Si les matériels mis en œuvre au cours de la guerre pour la basse altitude ont eu une longue longévité après 1945, il n’en a pas été de même pour les canons de plus grande puissance. En effet, les avions devenant de plus en plus rapides – avec les moteurs à réaction en particulier – et pouvant voler de plus en plus haut, il fallut abandonner le canon pour passer au missile, dès le début des années 1960, avec le système américain Hawk qui équipe encore, dans des versions modernisées, l’artillerie sol-air française.

La fusée de guerre a connu au cours de l’histoire, depuis la Chine aux environs de l’an 1000 à aujourd’hui, un développement inverse de celui des progrès technologiques des pièces d’artillerie. Il en va de même pour la période de la Seconde Guerre mondiale. Le temps long de l’histoire montre que la fusée (ou la roquette) s’est développée soit parce que le canon marquait un pas technologique, soit par mesure d’économie ou de manque de matière première et/ou de savoir-faire. Ainsi, entre 1939 et 1945, chez les Américains ou les Soviétiques, la roquette d’artillerie a été un engin assez rustique, simple à construire et à mettre en œuvre, peu précis. En revanche, elle permettait d’effectuer, avec une portée de quatre à huit kilomètres, des tirs massifs de saturation sur zone avec un effet, certes mécanique, mais aussi – et peut-être surtout – psychologique. Pour les Allemands, la roquette est d’une certaine manière une réponse à une pénurie ; elle ne doit pas être gaspillée dans une trop grande dispersion. Ainsi, l’Allemagne fit de nombreux essais pour améliorer la précision en travaillant en particulier sur la mise en rotation par une inclinaison des tuyères. Cette distinction dans la conception technique entraîna une nette différence dans l’emploi entre les roquettes allemandes et alliées. Les Allemands développèrent des affûts à cinq ou six coups avec les Wurfgranate 41 de 150 mm et 42 de 210 mm, alors que les Soviétiques mirent en œuvre le M13 de 132 mm à seize tubes et le M30 de 300 mm à douze tubes. Les Américains allèrent plus loin encore dans cette démarche : la rampe « Caliope » montée sur châssis de Sherman portait 60 roquettes de 114,3 mm ; la rampe « Scorpion » utilisée dans le Pacifique, montée sur camion amphibie comportait 114 tubes lanceurs.

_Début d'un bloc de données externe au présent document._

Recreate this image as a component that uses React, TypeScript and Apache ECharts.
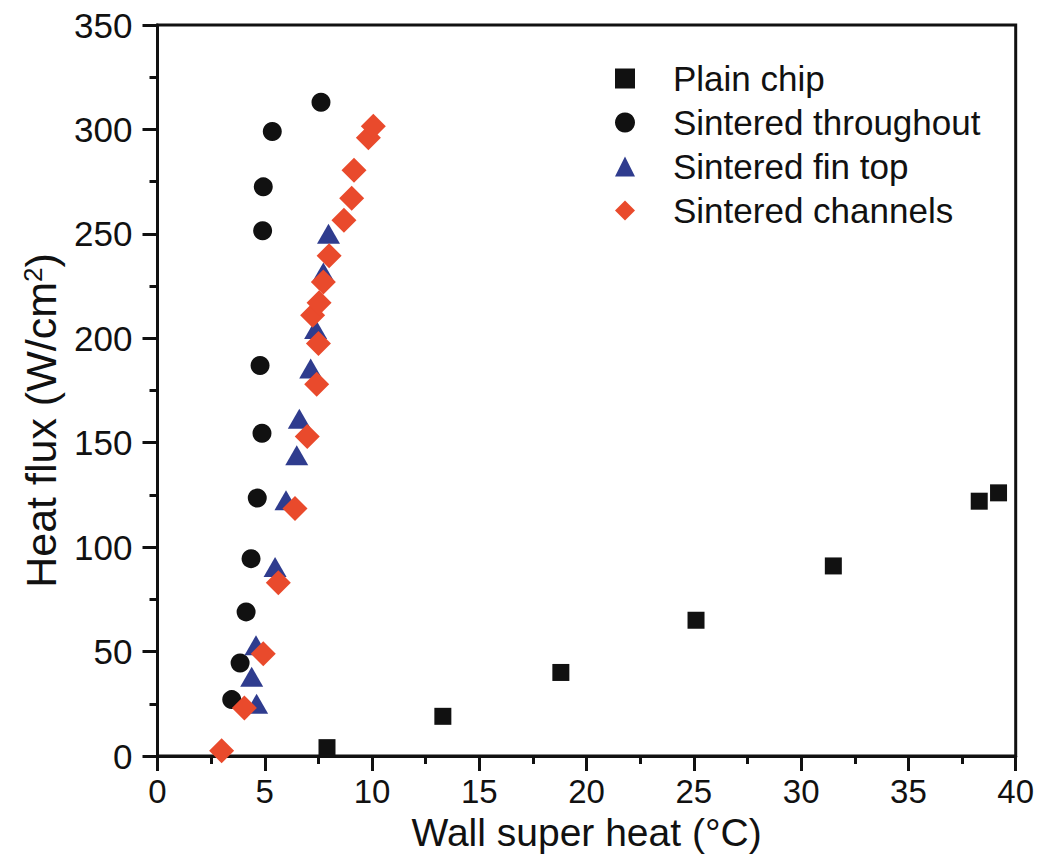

L’héritage du lance-roquettes multiples a été important durant toute la seconde moitié du xxe siècle, des matériels de ce type ont équipé de nombreuses armées à l’Est et à l’Ouest. Les portées et la précision ont été largement accrues ; ce qui a amené, depuis une dizaine d’années, la mise en œuvre de lance-roquettes unitaires d’une portée de 70 km avec une précision à l’impact inférieure à dix mètres. Les Américains parlent ainsi aujourd’hui, à propos de ces armes, du seventy kilometers sniper.

La question des V1 et des V2, qui sont certes des fusées, sort du plan de cette étude et s’inscrit dans le cadre non plus d’une artillerie tirant sur des troupes adversaires, mais dans celui d’une guerre totale où la population civile est un enjeu stratégique.